Task goal:
Wherever the word "page" appears in a line, copy that line.
════════
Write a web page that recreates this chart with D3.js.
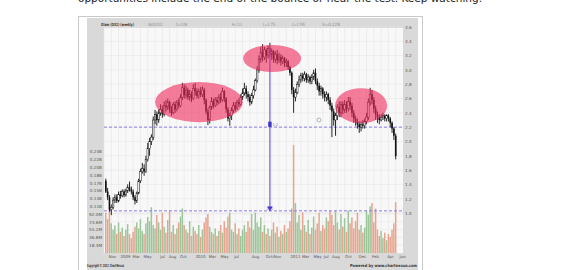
<!DOCTYPE html>
<html><head><meta charset="utf-8">
<script src="https://cdn.jsdelivr.net/npm/d3@7"></script>
<style>html,body{margin:0;padding:0;background:#fff;overflow:hidden}svg{display:block;font-family:"DejaVu Sans",Verdana,sans-serif}</style>
</head><body>
<svg id="c" width="575" height="270"></svg>
<script>
// ---- data (weekly, Olam O32) ----
const opens  = [1.45,1.30,1.22,1.05,1.08,1.18,1.22,1.17,1.26,1.24,1.30,1.25,1.31,1.36,1.33,1.30,1.22,1.17,1.28,1.45,
1.58,1.62,1.58,1.75,1.90,2.00,2.06,2.30,2.38,2.30,2.40,2.45,2.38,2.50,2.48,2.55,2.45,2.40,2.52,2.45,
2.55,2.50,2.62,2.75,2.65,2.72,2.62,2.66,2.60,2.74,2.70,2.64,2.70,2.66,2.72,2.58,2.42,2.30,2.48,2.56,
2.50,2.58,2.55,2.62,2.58,2.70,2.60,2.45,2.32,2.36,2.44,2.50,2.46,2.55,2.52,2.62,2.68,2.74,2.66,2.62,
2.55,2.64,2.72,2.85,3.00,3.15,3.25,3.18,3.28,3.20,3.30,3.22,3.26,3.15,3.22,3.14,3.18,3.12,3.16,3.10,
3.12,3.04,2.96,2.72,2.62,2.68,2.80,2.86,2.92,2.88,2.94,2.86,2.90,2.84,2.90,2.96,2.84,2.78,2.70,2.74,
2.66,2.62,2.66,2.58,2.50,2.42,2.30,2.36,2.48,2.40,2.52,2.44,2.52,2.46,2.56,2.50,2.40,2.32,2.28,2.24,
2.20,2.24,2.22,2.28,2.34,2.55,2.66,2.58,2.46,2.38,2.34,2.30,2.34,2.36,2.32,2.36,2.32,2.26,2.18,2.08];
const highs  = [1.48,1.35,1.25,1.12,1.22,1.26,1.26,1.30,1.31,1.33,1.33,1.34,1.40,1.44,1.37,1.33,1.25,1.30,1.48,1.62,
1.70,1.68,1.80,1.98,2.05,2.10,2.35,2.44,2.42,2.45,2.52,2.50,2.56,2.58,2.60,2.57,2.50,2.55,2.56,2.58,
2.60,2.66,2.82,2.80,2.78,2.75,2.72,2.70,2.80,2.82,2.74,2.74,2.76,2.77,2.75,2.60,2.46,2.50,2.62,2.60,
2.62,2.62,2.66,2.68,2.75,2.72,2.62,2.48,2.40,2.48,2.55,2.55,2.58,2.60,2.66,2.74,2.82,2.78,2.70,2.66,
2.68,2.78,2.88,3.05,3.20,3.32,3.36,3.32,3.30,3.34,3.38,3.30,3.28,3.26,3.28,3.24,3.22,3.20,3.18,3.16,
3.14,3.06,2.98,2.76,2.74,2.84,2.92,2.96,2.96,2.98,2.96,2.94,2.92,2.94,3.00,3.02,2.88,2.82,2.78,2.76,
2.70,2.70,2.68,2.62,2.54,2.46,2.40,2.52,2.56,2.56,2.56,2.58,2.56,2.62,2.62,2.54,2.44,2.36,2.32,2.28,
2.28,2.30,2.32,2.40,2.60,2.75,2.72,2.62,2.50,2.42,2.38,2.38,2.40,2.38,2.38,2.38,2.34,2.28,2.20,2.11];
const lows   = [1.28,1.18,1.02,0.97,1.05,1.14,1.14,1.15,1.20,1.22,1.22,1.23,1.28,1.30,1.26,1.18,1.12,1.14,1.26,1.42,
1.55,1.52,1.56,1.72,1.80,1.95,2.02,2.24,2.22,2.26,2.36,2.33,2.35,2.42,2.44,2.40,2.36,2.38,2.40,2.42,
2.46,2.48,2.58,2.60,2.60,2.58,2.57,2.55,2.58,2.64,2.60,2.60,2.62,2.62,2.52,2.38,2.23,2.25,2.44,2.46,
2.48,2.50,2.52,2.54,2.56,2.55,2.40,2.28,2.22,2.30,2.40,2.42,2.44,2.48,2.50,2.58,2.64,2.60,2.56,2.50,
2.52,2.60,2.70,2.82,2.96,3.10,3.12,3.14,3.10,3.16,3.18,3.14,3.10,3.10,3.08,3.10,3.06,3.08,3.04,3.04,
3.00,2.92,2.66,2.40,2.56,2.66,2.76,2.82,2.84,2.84,2.82,2.82,2.80,2.80,2.86,2.80,2.72,2.64,2.64,2.60,
2.56,2.56,2.52,2.44,2.06,2.22,2.08,2.30,2.34,2.34,2.38,2.40,2.40,2.42,2.44,2.34,2.26,2.22,2.18,2.12,
2.14,2.18,2.18,2.24,2.30,2.50,2.52,2.40,2.30,2.26,2.24,2.28,2.30,2.28,2.28,2.28,2.20,2.12,2.02,1.75];
const closes = [1.30,1.22,1.05,1.08,1.18,1.22,1.17,1.26,1.24,1.30,1.25,1.31,1.36,1.33,1.30,1.22,1.17,1.28,1.45,1.58,
1.62,1.58,1.75,1.90,2.00,2.06,2.30,2.38,2.30,2.40,2.45,2.38,2.50,2.48,2.55,2.45,2.40,2.52,2.45,2.55,
2.50,2.62,2.75,2.65,2.72,2.62,2.66,2.60,2.74,2.70,2.64,2.70,2.66,2.72,2.58,2.42,2.30,2.48,2.56,2.50,
2.58,2.55,2.62,2.58,2.70,2.60,2.45,2.32,2.36,2.44,2.50,2.46,2.55,2.52,2.62,2.68,2.74,2.66,2.62,2.55,
2.64,2.72,2.85,3.00,3.15,3.25,3.18,3.28,3.20,3.30,3.22,3.26,3.15,3.22,3.14,3.18,3.12,3.16,3.10,3.12,
3.04,2.96,2.72,2.62,2.68,2.80,2.86,2.92,2.88,2.94,2.86,2.90,2.84,2.90,2.96,2.84,2.78,2.70,2.74,2.66,
2.62,2.66,2.58,2.50,2.42,2.30,2.36,2.48,2.40,2.52,2.44,2.52,2.46,2.56,2.50,2.40,2.32,2.28,2.24,2.20,
2.24,2.22,2.28,2.34,2.55,2.66,2.58,2.46,2.38,2.34,2.30,2.34,2.36,2.32,2.36,2.32,2.26,2.18,2.08,1.795];
// volume in millions of shares
const volumes = [95,80,105,70,55,65,45,72,50,60, 40,55,68,45,35,50,62,72,58,80,
52,45,70,85,75,108,66,58,90,72, 55,95,62,48,78,100,50,66,45,58,
72,86,105,66,55,48,75,40,62,52, 45,66,38,55,72,84,92,62,50,45,
58,40,52,66,48,75,60,86,95,55, 50,70,45,58,40,55,66,50,75,60,
92,55,95,72,62,84,50,66,45,58, 40,55,72,48,62,38,52,45,66,50,
58,75,105,255,118,72,90,55,96,66, 50,78,45,60,86,55,70,95,52,66,
58,84,75,100,90,66,100,72,55,92, 62,82,50,100,70,84,58,75,95,55,
66,48,60,100,90,110,118,72,105,55, 40,52,35,48,30,45,38,55,70,120];
// x-axis tick labels (week index positions)
const xTickLabels = ["Nov","2009","Mar","May","Jul","Aug","Oct","2010","Mar","May","Jul","Aug","Oct/Nov","2011","Mar","May","Jul","Aug","Oct","Dec","Feb","Apr","Jun"];
const xTickWeeks  = [3.4,10.5,16.4,22.6,30.8,36.3,42.3,51.7,58.2,64.8,71.4,81.8,91.7,103.8,109.3,115.8,120.6,125.9,132.8,140.4,147.6,155.9,162.5];
const priceTicks = [1.0,1.2,1.4,1.6,1.8,2.0,2.2,2.4,2.6,2.8,3.0,3.2,3.4,3.6];
const volTicks = [18.4,36.8,55.2,73.6,92.0,110.4,128.8,147.2,165.6,184.0,202.4,220.8,239.2];
const volTickLabels = ["18.4M","36.8M","55.2M","73.6M","92.0M","0.11B","0.13B","0.15B","0.17B","0.18B","0.20B","0.22B","0.24B"];
// annotations (week index / price units)
const zones = [{w:51.1,p:2.55,rw:24.1,rp:0.28},{w:91.2,p:3.16,rw:15.9,rp:0.19},{w:140,p:2.50,rw:14.3,rp:0.245}];
const levels = [2.2,1.03];
const target = {w:90, p1:3.30, p2:1.06, mark:2.24};
const headerItems = ["Olam (O32) (weekly)","06/05/2012","O=2.08","H=2.11","L=1.75","C=1.795","V=0.12B"];

const N = closes.length;
const svg = d3.select("#c");

// page text (cut off at top)
svg.append("text").attr("x",78).attr("y",1.5).attr("font-size",11).attr("fill","#222")
  .attr("textLength",404).attr("lengthAdjust","spacingAndGlyphs")
  .text("opportunities include the end of the bounce or near the test. Keep watching.");

// image border + frame
svg.append("rect").attr("x",78.5).attr("y",16.5).attr("width",344).attr("height",260).attr("fill","#fff").attr("stroke","#c9c9c9");
svg.append("rect").attr("x",87).attr("y",18).attr("width",331).attr("height",260).attr("fill","#d9d9d9");

const L=104,R=403,T=28,B=253;
const x = d3.scaleLinear().domain([-1,N+3]).range([L,R]);
const y = d3.scaleLinear().domain([1.0,3.6]).range([213,27]);
const yv = d3.scaleLinear().domain([0,239.2]).range([B,151.6]);

svg.append("rect").attr("x",L).attr("y",T).attr("width",R-L).attr("height",B-T).attr("fill","#f8f8f8");
// grid
const g = svg.append("g");
g.selectAll("line.v").data(d3.range(-1,N+3,4)).join("line")
  .attr("x1",d=>x(d)).attr("x2",d=>x(d)).attr("y1",T).attr("y2",B).attr("stroke","#e6e6e6").attr("stroke-width",0.6);
g.selectAll("line.h").data(priceTicks).join("line")
  .attr("x1",L).attr("x2",R).attr("y1",d=>y(d)).attr("y2",d=>y(d)).attr("stroke","#e6e6e6").attr("stroke-width",0.6);
g.selectAll("line.hv").data(volTicks.slice(0,5)).join("line")
  .attr("x1",L).attr("x2",R).attr("y1",d=>yv(d)).attr("y2",d=>yv(d)).attr("stroke","#e6e6e6").attr("stroke-width",0.6);

// volume bars
svg.append("g").selectAll("rect").data(volumes).join("rect")
  .attr("x",(d,i)=>x(i)-0.8).attr("width",1.5)
  .attr("y",d=>yv(d)).attr("height",d=>B-yv(d))
  .attr("fill",(d,i)=>closes[i]>=opens[i]?"#9cc59a":"#e8a48e");

// levels
svg.append("g").selectAll("line").data(levels).join("line")
  .attr("x1",L).attr("x2",R).attr("y1",d=>y(d)).attr("y2",d=>y(d))
  .attr("stroke","#8a7ee6").attr("stroke-width",1).attr("stroke-dasharray","3,2");

// candles
const cg = svg.append("g");
cg.selectAll("line").data(closes).join("line")
  .attr("x1",(d,i)=>x(i)).attr("x2",(d,i)=>x(i))
  .attr("y1",(d,i)=>y(highs[i])).attr("y2",(d,i)=>y(lows[i]))
  .attr("stroke","#111").attr("stroke-width",0.9);
cg.selectAll("rect").data(closes).join("rect")
  .attr("x",(d,i)=>x(i)-0.8).attr("width",1.6)
  .attr("y",(d,i)=>y(Math.max(d,opens[i])))
  .attr("height",(d,i)=>Math.max(0.8,Math.abs(y(d)-y(opens[i]))))
  .attr("fill",(d,i)=>d>=opens[i]?"#fff":"#111")
  .attr("stroke","#111").attr("stroke-width",(d,i)=>d>=opens[i]?0.5:0);

// target line + markers
svg.append("line").attr("x1",x(target.w)).attr("x2",x(target.w)).attr("y1",y(target.p1)).attr("y2",y(target.p2))
  .attr("stroke","#7468dc").attr("stroke-width",1.3);
svg.append("rect").attr("x",x(target.w)-1.7).attr("y",y(target.mark)-2.6).attr("width",3.4).attr("height",5.2).attr("fill","#3b32c8");
svg.append("text").attr("x",x(target.w)+2.5).attr("y",y(target.mark)+2).attr("font-size",3.5).attr("fill","#6660c8").text("2.2");
svg.append("path").attr("d",d3.symbol(d3.symbolTriangle,14)()).attr("transform",`translate(${x(target.w)},${y(target.p2)-0.5}) rotate(180)`).attr("fill","#3b32c8");
svg.append("text").attr("x",x(target.w)).attr("y",y(target.p2)+1.2).attr("text-anchor","middle").attr("font-size",3.2).attr("fill","#8e88d8").text("1.05");
svg.append("circle").attr("cx",x(116.9)).attr("cy",y(2.30)).attr("r",2).attr("fill","none").attr("stroke","#8fae9a").attr("stroke-width",0.8);

// zones
svg.append("g").selectAll("ellipse").data(zones).join("ellipse")
  .attr("cx",d=>x(d.w)).attr("cy",d=>y(d.p))
  .attr("rx",d=>x(d.w+d.rw)-x(d.w)).attr("ry",d=>y(d.p-d.rp)-y(d.p))
  .attr("fill","#ee2a5c").attr("opacity",0.6);

// axes
const ax = svg.append("g").attr("transform",`translate(${R+1},0)`)
  .call(d3.axisRight(y).tickValues(priceTicks).tickFormat(d3.format(".1f")).tickSize(0).tickPadding(1));
const av = svg.append("g").attr("transform",`translate(${L-1},0)`)
  .call(d3.axisLeft(yv).tickValues(volTicks).tickFormat((d,i)=>volTickLabels[i]).tickSize(0).tickPadding(1));
const axb = svg.append("g").attr("transform",`translate(0,${B})`)
  .call(d3.axisBottom(x).tickValues(xTickWeeks).tickFormat((d,i)=>xTickLabels[i]).tickSize(0).tickPadding(2));
[ax,av].forEach(a=>{a.select(".domain").remove();a.selectAll("text").attr("font-size",4.2).attr("fill","#555").attr("font-family","DejaVu Sans");});
axb.select(".domain").remove();
axb.selectAll("text").attr("font-size",3.9).attr("fill","#555").attr("font-family","DejaVu Sans");

// header
const hx = [101,148,176,232,263,292,322], hw=[33,15,11,10,12,13,18];
headerItems.forEach((t,i)=>{
  svg.append("text").attr("x",hx[i]).attr("y",26).attr("font-size",i==0?4.2:4.4)
   .attr("fill",i==0?"#333":"#8a8a8a").attr("font-weight",i==0?"bold":"normal")
   .attr("textLength",hw[i]).attr("lengthAdjust","spacingAndGlyphs").text(t);
});
// footer
svg.append("text").attr("x",87).attr("y",266.5).attr("font-size",4.2).attr("font-weight","bold").attr("fill","#333")
  .attr("textLength",37).attr("lengthAdjust","spacingAndGlyphs").text("Copyright © 2012 ChartNexus");
svg.append("text").attr("x",350).attr("y",266.5).attr("font-size",4.2).attr("font-weight","bold").attr("fill","#333")
  .attr("textLength",67).attr("lengthAdjust","spacingAndGlyphs").text("Powered by www.chartnexus.com");
</script>
</body></html>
════════
Complete answer:
Write a web page that recreates this chart with D3.js.
// page text (cut off at top)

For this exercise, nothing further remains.